> [DATA LINES]

════════════════

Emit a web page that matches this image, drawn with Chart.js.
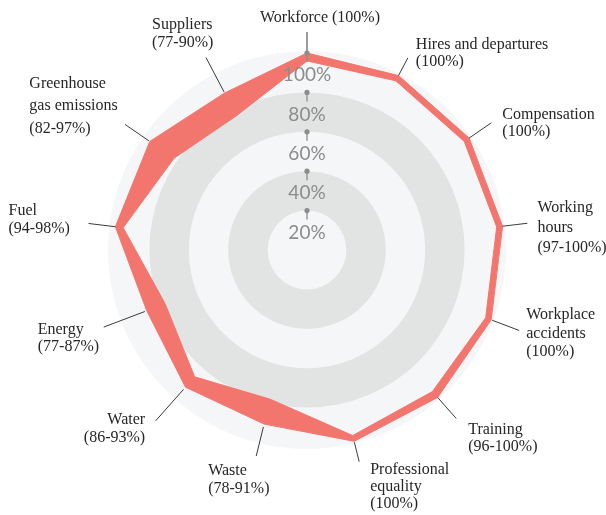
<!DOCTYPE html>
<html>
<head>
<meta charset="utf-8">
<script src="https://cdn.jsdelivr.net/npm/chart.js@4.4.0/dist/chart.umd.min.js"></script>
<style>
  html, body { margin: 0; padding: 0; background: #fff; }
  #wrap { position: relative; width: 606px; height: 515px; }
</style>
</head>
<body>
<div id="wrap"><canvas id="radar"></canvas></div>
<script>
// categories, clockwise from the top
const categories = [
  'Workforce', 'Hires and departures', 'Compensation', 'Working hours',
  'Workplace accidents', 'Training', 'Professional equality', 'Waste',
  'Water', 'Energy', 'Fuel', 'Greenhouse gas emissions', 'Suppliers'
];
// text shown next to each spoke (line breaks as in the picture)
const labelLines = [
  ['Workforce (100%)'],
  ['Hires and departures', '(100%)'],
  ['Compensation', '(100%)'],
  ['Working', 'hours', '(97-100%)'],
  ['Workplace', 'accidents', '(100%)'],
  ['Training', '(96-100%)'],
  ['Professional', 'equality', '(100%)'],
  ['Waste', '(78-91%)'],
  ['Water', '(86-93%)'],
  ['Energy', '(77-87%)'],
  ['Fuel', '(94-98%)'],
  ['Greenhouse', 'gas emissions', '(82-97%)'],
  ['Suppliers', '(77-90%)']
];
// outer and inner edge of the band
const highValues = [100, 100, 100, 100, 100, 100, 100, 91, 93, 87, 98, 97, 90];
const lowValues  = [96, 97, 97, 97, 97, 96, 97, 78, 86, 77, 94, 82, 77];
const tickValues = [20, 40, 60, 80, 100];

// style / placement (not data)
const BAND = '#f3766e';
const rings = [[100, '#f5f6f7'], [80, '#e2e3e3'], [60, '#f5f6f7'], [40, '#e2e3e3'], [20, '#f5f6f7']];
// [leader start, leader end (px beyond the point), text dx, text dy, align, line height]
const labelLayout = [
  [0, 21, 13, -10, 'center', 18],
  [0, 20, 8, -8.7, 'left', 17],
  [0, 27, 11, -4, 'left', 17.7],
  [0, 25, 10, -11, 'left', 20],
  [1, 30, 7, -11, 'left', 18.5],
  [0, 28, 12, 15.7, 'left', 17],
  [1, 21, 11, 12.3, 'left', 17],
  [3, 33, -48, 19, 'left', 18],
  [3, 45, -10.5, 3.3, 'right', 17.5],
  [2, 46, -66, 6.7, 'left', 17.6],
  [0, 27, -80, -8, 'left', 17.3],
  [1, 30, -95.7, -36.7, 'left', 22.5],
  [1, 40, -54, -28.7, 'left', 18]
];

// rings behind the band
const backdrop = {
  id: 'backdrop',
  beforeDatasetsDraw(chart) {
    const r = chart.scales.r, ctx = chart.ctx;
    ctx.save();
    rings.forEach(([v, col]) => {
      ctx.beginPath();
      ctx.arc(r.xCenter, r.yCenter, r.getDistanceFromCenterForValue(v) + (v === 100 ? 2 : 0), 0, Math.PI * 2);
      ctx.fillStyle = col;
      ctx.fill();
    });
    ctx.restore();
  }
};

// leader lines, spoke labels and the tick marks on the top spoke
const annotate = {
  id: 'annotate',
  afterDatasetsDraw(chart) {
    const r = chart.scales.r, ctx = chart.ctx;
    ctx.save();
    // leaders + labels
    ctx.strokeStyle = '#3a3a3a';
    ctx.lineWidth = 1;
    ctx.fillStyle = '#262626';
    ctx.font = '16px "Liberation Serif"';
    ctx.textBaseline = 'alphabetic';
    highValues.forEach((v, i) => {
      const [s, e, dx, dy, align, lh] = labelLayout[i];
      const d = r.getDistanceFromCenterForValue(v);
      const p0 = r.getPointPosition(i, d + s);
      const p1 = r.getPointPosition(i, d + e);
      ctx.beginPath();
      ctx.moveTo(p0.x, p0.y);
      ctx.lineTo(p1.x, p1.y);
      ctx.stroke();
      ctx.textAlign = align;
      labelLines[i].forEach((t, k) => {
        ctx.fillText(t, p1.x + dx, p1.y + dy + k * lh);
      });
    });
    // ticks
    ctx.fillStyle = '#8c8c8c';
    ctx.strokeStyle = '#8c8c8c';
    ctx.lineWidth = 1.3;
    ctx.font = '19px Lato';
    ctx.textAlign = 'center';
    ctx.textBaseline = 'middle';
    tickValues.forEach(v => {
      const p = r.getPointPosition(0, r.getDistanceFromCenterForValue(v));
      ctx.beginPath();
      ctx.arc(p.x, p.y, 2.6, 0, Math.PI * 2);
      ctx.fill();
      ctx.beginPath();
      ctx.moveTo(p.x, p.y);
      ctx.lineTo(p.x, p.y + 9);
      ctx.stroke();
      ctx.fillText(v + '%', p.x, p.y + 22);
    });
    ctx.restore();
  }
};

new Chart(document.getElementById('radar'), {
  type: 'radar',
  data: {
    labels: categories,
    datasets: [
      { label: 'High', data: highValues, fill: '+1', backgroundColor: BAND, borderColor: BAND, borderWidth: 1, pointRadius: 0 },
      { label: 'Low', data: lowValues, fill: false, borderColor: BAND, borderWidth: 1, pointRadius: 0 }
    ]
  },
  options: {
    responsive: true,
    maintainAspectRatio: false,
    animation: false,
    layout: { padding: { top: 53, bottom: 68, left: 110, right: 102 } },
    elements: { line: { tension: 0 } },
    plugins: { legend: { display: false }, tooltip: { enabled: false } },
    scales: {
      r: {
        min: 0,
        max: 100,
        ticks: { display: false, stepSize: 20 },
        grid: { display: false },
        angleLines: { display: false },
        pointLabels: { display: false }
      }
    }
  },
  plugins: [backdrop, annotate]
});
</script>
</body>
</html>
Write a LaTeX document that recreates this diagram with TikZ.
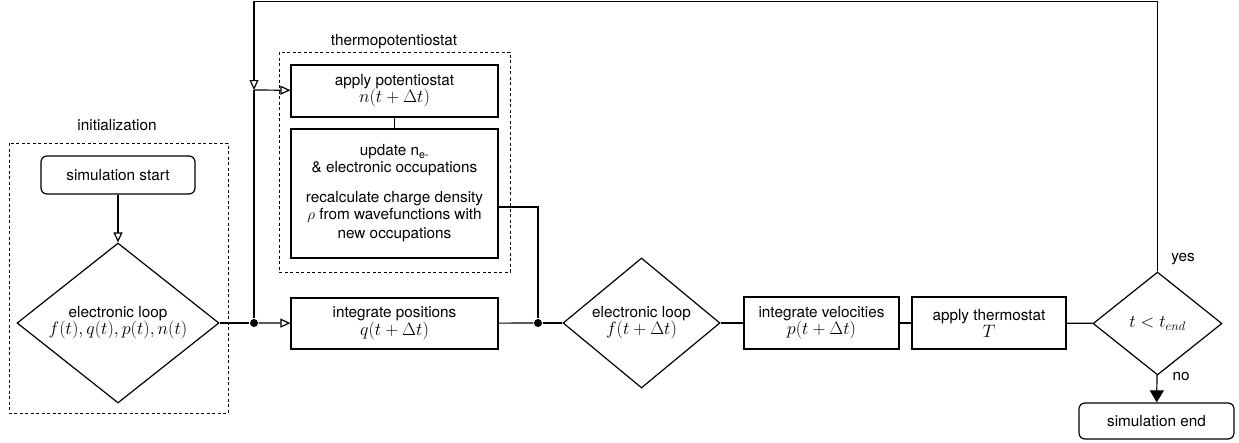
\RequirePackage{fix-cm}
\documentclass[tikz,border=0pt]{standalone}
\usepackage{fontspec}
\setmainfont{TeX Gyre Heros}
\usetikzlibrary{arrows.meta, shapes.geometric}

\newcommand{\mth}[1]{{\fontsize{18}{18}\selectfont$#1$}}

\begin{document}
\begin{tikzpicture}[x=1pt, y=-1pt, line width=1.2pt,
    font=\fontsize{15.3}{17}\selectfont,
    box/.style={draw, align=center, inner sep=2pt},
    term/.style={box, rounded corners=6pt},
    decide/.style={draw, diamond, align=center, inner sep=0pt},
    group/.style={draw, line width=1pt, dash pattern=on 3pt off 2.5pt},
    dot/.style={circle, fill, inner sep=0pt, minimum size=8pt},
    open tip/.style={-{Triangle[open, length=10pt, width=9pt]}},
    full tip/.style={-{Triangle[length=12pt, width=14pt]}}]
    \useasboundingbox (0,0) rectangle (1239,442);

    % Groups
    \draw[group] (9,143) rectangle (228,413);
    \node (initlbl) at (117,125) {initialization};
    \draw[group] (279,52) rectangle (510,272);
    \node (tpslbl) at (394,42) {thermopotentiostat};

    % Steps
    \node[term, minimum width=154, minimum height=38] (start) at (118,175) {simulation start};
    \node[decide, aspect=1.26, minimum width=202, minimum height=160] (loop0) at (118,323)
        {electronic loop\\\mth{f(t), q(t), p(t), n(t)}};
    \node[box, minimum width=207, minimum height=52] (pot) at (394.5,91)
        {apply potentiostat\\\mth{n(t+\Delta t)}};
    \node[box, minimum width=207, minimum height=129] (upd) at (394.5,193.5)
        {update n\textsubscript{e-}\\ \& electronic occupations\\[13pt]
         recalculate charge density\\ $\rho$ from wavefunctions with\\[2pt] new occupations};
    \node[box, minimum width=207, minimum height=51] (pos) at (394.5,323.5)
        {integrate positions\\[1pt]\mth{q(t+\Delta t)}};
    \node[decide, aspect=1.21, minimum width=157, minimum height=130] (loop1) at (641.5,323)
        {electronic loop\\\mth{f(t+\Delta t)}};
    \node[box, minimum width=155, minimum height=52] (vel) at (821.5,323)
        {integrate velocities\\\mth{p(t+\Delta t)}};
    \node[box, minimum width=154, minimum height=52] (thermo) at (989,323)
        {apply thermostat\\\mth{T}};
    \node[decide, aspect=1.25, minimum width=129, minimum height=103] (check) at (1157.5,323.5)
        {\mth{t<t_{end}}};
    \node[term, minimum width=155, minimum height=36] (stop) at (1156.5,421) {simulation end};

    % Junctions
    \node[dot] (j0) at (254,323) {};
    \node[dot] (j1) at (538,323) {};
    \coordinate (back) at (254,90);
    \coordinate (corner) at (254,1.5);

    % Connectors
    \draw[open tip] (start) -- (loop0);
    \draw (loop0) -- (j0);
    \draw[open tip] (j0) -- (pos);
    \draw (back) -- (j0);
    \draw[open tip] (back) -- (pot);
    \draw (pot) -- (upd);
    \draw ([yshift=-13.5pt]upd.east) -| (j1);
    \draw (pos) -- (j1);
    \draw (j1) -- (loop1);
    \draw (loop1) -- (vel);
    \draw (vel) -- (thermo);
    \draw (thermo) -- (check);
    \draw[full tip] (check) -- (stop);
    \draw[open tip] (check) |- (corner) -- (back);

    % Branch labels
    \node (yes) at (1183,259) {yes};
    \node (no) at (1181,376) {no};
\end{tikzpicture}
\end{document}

════════════════

> [EXERCISE] Extract every line above containing the word "that".

> [FULL ANSWER]
Emit a web page that matches this image, drawn with Chart.js.
Write a LaTeX document that recreates this diagram with TikZ.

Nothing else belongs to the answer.